## Start Listed entries

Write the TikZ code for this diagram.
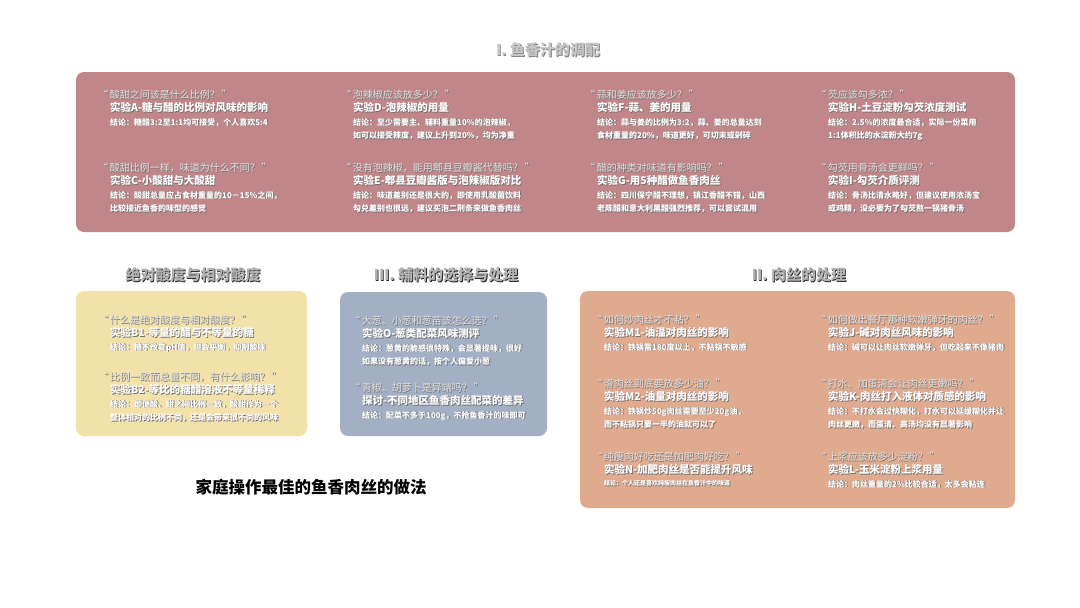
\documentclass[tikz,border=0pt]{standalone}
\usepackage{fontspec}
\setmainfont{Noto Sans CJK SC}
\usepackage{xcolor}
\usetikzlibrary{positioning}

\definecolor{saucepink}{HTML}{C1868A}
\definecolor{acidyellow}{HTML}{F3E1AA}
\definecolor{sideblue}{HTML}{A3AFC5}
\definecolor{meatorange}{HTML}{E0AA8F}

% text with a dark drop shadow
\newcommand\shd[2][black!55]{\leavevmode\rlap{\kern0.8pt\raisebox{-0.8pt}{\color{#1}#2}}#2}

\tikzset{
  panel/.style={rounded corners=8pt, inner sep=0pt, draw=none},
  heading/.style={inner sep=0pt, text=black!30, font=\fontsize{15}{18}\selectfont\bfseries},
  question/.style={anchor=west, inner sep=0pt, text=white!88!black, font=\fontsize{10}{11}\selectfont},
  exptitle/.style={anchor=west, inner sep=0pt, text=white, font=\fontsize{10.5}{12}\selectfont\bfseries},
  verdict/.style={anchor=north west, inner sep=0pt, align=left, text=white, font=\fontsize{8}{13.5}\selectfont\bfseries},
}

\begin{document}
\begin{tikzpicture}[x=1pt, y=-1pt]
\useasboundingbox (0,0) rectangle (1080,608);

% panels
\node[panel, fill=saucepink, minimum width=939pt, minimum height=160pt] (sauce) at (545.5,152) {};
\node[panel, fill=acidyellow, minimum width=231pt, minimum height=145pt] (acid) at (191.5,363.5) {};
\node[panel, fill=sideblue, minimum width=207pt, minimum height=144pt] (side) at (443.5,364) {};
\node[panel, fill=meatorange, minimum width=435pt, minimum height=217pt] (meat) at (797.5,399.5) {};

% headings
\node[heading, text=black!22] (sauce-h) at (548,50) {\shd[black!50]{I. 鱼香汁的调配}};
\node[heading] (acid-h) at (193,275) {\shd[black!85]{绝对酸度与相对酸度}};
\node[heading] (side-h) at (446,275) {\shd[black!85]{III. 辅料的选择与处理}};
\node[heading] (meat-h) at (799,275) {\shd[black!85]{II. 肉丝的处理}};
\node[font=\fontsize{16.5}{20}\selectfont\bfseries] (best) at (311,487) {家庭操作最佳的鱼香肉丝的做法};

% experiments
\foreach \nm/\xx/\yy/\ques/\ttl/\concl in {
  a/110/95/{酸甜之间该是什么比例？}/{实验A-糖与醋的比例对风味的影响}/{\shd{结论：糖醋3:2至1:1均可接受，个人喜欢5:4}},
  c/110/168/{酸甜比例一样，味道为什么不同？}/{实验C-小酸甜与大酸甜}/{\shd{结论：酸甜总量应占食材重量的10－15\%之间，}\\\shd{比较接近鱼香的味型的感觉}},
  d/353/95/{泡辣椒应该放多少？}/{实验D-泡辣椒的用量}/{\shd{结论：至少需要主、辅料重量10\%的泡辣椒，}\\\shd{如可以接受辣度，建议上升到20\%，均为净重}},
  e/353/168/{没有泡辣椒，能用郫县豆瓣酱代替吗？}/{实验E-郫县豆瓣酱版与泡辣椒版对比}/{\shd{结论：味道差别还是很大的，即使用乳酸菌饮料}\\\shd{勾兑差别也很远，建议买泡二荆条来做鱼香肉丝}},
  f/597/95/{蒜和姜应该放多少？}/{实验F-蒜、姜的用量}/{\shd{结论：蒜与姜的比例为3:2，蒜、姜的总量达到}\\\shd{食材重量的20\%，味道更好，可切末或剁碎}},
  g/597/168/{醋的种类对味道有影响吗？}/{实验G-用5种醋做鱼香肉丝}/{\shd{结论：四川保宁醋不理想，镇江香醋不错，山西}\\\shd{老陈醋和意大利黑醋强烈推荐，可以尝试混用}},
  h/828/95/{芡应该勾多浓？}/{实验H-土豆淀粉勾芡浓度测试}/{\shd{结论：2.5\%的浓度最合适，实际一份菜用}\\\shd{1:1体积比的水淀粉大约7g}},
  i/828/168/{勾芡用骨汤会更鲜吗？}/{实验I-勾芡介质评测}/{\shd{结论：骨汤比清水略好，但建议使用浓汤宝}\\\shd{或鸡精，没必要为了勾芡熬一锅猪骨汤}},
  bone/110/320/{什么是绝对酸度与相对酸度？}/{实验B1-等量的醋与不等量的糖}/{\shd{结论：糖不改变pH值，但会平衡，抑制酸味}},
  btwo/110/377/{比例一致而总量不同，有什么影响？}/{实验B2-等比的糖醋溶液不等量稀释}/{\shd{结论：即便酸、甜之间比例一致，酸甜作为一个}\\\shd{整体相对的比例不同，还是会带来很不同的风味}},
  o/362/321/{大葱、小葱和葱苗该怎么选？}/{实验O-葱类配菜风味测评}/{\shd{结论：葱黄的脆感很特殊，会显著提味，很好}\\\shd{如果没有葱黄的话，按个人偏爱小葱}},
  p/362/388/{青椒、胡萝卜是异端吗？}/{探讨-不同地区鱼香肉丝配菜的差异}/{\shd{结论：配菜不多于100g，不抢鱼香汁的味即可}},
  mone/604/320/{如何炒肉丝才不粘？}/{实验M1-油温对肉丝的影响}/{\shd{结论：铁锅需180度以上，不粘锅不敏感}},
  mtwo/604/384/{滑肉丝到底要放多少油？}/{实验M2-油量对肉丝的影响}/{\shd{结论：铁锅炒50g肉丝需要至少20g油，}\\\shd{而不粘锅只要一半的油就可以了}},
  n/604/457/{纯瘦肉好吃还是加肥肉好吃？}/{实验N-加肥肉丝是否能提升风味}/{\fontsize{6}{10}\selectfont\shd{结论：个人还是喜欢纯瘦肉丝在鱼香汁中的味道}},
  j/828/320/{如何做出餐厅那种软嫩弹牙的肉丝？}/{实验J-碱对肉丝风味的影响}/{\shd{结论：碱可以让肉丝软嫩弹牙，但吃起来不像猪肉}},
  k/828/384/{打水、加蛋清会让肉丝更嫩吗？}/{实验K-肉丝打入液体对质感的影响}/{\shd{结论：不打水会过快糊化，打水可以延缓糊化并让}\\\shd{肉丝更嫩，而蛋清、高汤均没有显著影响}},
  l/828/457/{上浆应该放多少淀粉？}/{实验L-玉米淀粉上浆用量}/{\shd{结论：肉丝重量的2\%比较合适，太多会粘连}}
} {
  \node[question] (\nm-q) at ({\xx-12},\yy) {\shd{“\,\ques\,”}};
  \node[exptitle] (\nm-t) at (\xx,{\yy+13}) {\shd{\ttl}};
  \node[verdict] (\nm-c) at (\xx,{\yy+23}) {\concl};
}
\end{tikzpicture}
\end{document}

## End Listed entries
## Start Listed entries

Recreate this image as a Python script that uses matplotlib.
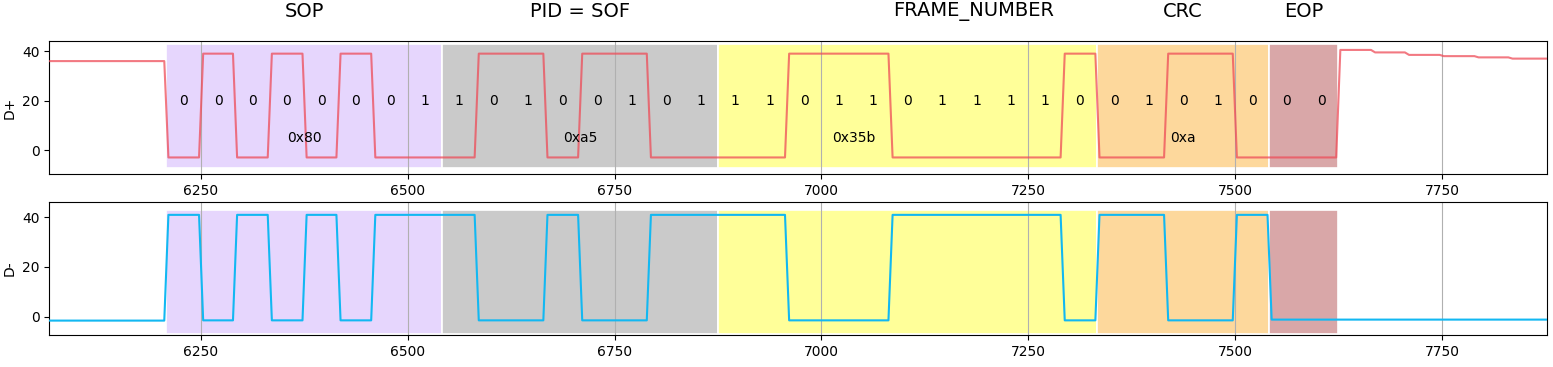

## End Listed entries
## Start Listed entries

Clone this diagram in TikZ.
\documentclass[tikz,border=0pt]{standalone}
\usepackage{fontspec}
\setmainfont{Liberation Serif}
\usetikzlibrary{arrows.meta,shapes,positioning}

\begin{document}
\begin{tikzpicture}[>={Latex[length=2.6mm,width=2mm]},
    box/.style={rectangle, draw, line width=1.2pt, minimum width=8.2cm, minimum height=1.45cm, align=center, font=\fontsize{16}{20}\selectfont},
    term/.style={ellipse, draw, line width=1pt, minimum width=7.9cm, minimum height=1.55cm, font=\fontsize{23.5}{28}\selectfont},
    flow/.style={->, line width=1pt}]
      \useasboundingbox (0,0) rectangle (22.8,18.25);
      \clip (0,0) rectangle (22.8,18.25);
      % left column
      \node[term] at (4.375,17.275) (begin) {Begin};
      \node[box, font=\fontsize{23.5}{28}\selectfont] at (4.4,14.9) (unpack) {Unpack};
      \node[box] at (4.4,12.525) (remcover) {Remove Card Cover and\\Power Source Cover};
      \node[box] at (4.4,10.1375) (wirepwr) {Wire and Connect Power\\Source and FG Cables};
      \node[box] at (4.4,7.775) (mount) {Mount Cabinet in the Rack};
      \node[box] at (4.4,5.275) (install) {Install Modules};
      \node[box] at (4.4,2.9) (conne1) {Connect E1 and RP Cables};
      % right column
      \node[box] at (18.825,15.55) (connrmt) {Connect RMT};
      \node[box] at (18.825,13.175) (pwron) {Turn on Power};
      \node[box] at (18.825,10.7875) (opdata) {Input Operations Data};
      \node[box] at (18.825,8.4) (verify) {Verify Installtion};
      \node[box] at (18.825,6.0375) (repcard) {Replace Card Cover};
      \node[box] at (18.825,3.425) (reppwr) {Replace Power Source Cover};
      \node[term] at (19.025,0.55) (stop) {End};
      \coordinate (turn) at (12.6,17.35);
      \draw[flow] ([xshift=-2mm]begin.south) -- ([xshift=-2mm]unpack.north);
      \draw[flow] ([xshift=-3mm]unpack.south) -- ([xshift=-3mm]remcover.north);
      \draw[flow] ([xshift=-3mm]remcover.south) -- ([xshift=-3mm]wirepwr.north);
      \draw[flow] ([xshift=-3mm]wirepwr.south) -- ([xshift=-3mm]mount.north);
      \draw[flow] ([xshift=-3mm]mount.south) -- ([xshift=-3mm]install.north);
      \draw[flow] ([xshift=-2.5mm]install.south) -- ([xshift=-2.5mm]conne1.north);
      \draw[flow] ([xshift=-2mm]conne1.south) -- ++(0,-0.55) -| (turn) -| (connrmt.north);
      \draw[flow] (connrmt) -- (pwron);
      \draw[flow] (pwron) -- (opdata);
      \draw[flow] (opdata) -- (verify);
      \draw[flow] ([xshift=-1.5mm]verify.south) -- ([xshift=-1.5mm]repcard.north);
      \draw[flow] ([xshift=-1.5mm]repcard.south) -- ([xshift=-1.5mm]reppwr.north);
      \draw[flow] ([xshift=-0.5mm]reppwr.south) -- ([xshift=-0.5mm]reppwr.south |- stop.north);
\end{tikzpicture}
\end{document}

## End Listed entries

Given problem → Any pictures should be left out. Reproduce every line from the one holding "Write the TikZ code for this diagram." down to the one holding "minimum width=435pt, minimum", both of those lines included.

Solution to this problem →
Write the TikZ code for this diagram.
\documentclass[tikz,border=0pt]{standalone}
\usepackage{fontspec}
\setmainfont{Noto Sans CJK SC}
\usepackage{xcolor}
\usetikzlibrary{positioning}

\definecolor{saucepink}{HTML}{C1868A}
\definecolor{acidyellow}{HTML}{F3E1AA}
\definecolor{sideblue}{HTML}{A3AFC5}
\definecolor{meatorange}{HTML}{E0AA8F}

% text with a dark drop shadow
\newcommand\shd[2][black!55]{\leavevmode\rlap{\kern0.8pt\raisebox{-0.8pt}{\color{#1}#2}}#2}

\tikzset{
  panel/.style={rounded corners=8pt, inner sep=0pt, draw=none},
  heading/.style={inner sep=0pt, text=black!30, font=\fontsize{15}{18}\selectfont\bfseries},
  question/.style={anchor=west, inner sep=0pt, text=white!88!black, font=\fontsize{10}{11}\selectfont},
  exptitle/.style={anchor=west, inner sep=0pt, text=white, font=\fontsize{10.5}{12}\selectfont\bfseries},
  verdict/.style={anchor=north west, inner sep=0pt, align=left, text=white, font=\fontsize{8}{13.5}\selectfont\bfseries},
}

\begin{document}
\begin{tikzpicture}[x=1pt, y=-1pt]
\useasboundingbox (0,0) rectangle (1080,608);

% panels
\node[panel, fill=saucepink, minimum width=939pt, minimum height=160pt] (sauce) at (545.5,152) {};
\node[panel, fill=acidyellow, minimum width=231pt, minimum height=145pt] (acid) at (191.5,363.5) {};
\node[panel, fill=sideblue, minimum width=207pt, minimum height=144pt] (side) at (443.5,364) {};
\node[panel, fill=meatorange, minimum width=435pt, minimum height=217pt] (meat) at (797.5,399.5) {};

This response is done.